SET PROBLEM
Your task is to retype the lines from the opening of the material through the line that includes "Chart.register(...registerables);". Do not copy the pictures.

DATASET SECTION

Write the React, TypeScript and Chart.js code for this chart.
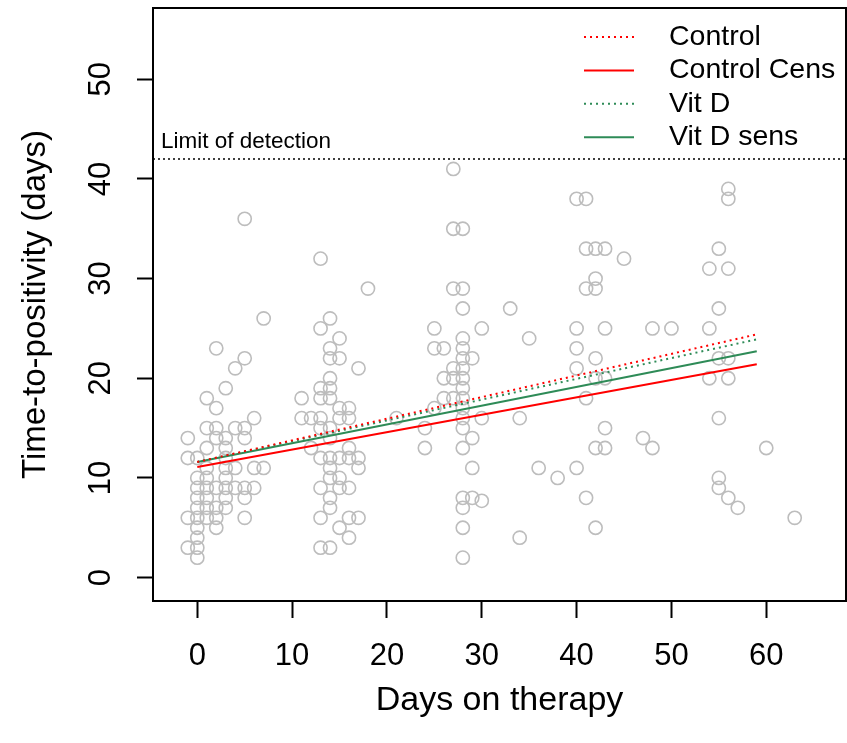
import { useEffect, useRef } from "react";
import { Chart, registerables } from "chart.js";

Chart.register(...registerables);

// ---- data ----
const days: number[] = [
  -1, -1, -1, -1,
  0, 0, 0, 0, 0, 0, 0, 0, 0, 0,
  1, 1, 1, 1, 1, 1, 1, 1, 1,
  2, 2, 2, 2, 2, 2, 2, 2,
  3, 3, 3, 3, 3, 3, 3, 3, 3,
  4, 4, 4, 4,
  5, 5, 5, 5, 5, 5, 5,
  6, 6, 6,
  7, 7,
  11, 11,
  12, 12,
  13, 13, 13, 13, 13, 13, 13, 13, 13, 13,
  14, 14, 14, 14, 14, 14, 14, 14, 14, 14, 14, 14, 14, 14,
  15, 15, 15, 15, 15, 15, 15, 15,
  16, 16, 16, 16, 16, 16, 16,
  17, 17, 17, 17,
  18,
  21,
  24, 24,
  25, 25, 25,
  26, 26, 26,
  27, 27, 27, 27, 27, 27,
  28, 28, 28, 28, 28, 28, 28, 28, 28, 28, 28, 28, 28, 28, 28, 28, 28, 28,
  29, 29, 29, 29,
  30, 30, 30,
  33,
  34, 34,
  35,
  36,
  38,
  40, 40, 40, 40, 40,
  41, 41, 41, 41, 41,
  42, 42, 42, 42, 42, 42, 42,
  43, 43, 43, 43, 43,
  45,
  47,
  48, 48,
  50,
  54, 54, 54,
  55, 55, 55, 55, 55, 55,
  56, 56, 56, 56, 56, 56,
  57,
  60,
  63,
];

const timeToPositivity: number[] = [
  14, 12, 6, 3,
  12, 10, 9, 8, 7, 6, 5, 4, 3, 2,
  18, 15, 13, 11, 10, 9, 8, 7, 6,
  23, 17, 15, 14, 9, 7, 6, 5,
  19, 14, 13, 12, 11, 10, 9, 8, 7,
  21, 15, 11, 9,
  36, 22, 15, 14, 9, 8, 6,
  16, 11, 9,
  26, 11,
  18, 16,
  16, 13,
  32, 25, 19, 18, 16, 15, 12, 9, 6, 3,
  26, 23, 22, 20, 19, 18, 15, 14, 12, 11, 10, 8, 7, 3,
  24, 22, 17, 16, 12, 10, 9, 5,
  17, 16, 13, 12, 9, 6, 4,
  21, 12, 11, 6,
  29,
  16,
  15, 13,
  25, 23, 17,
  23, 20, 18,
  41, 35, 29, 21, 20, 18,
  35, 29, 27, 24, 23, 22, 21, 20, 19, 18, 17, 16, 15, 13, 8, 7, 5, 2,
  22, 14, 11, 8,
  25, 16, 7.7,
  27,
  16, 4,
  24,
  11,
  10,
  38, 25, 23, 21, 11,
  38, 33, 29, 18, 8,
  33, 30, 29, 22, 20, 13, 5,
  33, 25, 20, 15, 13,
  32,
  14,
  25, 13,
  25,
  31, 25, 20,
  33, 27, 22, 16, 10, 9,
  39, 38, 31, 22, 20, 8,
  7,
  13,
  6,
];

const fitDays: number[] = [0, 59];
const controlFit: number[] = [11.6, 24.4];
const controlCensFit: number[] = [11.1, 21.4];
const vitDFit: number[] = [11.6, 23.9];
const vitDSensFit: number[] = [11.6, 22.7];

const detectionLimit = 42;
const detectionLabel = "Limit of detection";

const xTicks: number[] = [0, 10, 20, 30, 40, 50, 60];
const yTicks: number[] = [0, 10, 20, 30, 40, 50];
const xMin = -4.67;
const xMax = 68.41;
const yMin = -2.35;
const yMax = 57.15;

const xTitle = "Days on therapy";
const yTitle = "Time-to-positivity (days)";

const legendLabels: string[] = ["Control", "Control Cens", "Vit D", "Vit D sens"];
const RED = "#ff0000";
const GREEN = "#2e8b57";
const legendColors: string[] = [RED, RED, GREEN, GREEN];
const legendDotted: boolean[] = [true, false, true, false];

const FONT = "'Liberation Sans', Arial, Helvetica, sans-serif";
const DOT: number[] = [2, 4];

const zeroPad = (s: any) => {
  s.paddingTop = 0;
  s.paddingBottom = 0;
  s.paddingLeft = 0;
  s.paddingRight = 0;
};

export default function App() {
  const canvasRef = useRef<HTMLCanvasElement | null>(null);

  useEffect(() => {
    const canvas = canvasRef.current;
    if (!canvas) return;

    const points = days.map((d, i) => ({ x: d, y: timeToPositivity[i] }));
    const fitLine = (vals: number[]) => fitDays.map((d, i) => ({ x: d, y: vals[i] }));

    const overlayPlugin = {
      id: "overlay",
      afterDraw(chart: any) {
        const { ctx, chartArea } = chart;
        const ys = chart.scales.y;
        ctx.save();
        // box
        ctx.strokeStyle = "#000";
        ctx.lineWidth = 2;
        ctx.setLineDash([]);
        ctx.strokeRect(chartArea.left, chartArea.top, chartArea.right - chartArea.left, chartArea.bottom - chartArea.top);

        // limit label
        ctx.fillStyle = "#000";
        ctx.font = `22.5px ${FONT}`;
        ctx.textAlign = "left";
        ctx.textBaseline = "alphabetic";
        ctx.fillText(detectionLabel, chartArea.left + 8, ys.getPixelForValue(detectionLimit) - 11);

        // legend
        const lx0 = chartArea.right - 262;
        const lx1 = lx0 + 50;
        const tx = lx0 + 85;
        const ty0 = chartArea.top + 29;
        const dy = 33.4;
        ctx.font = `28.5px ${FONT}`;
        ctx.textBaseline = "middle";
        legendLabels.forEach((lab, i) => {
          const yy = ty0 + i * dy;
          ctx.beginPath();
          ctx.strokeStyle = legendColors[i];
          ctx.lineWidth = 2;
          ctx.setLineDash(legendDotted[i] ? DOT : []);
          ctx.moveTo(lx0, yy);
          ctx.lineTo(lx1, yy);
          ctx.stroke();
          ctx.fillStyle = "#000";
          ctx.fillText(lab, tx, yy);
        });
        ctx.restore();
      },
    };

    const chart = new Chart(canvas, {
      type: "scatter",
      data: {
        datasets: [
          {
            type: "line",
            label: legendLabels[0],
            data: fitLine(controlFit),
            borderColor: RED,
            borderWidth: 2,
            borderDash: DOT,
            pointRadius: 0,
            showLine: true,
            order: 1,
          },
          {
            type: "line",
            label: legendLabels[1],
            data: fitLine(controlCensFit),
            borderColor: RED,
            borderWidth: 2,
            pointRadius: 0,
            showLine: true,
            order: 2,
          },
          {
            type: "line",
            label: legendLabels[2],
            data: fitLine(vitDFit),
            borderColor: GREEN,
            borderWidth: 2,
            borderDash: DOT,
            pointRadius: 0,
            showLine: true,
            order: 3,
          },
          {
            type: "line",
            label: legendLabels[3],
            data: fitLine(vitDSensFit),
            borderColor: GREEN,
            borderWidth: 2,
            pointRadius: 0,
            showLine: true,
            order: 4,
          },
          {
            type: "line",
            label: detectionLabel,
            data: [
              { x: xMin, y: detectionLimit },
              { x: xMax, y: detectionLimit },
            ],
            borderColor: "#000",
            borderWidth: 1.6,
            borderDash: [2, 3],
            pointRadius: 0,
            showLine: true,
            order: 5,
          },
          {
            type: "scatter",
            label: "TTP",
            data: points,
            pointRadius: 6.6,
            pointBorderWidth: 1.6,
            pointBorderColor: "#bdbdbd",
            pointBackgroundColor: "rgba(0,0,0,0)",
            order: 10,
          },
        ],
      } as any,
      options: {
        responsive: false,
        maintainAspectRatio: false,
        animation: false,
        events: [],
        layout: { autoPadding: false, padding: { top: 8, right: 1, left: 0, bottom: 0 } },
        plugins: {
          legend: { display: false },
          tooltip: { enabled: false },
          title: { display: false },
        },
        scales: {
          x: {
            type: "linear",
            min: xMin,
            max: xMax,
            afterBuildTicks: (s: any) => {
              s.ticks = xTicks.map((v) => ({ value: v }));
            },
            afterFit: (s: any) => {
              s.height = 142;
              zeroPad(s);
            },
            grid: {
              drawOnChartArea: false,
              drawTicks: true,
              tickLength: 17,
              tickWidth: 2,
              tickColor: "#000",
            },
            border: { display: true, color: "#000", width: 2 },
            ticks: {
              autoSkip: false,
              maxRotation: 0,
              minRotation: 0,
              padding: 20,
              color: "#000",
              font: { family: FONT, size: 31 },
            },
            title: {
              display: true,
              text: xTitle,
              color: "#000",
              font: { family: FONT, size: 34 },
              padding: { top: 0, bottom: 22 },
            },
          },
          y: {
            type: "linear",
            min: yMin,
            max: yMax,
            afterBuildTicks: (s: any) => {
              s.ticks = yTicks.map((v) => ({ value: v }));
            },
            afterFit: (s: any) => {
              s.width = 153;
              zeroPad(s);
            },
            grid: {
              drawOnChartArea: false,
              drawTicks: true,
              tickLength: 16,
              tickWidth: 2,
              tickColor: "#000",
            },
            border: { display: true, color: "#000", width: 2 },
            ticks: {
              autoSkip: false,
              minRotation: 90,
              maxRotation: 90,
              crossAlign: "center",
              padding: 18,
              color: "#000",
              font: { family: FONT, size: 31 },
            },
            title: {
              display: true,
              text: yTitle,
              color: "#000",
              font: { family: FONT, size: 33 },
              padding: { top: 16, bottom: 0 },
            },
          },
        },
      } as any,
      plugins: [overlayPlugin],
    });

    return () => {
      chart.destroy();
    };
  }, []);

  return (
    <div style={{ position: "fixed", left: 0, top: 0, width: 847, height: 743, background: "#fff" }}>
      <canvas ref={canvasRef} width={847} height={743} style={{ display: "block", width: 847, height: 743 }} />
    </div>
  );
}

REPLY TO THE EXERCISE
Write the React, TypeScript and Chart.js code for this chart.
import { useEffect, useRef } from "react";
import { Chart, registerables } from "chart.js";

Chart.register(...registerables);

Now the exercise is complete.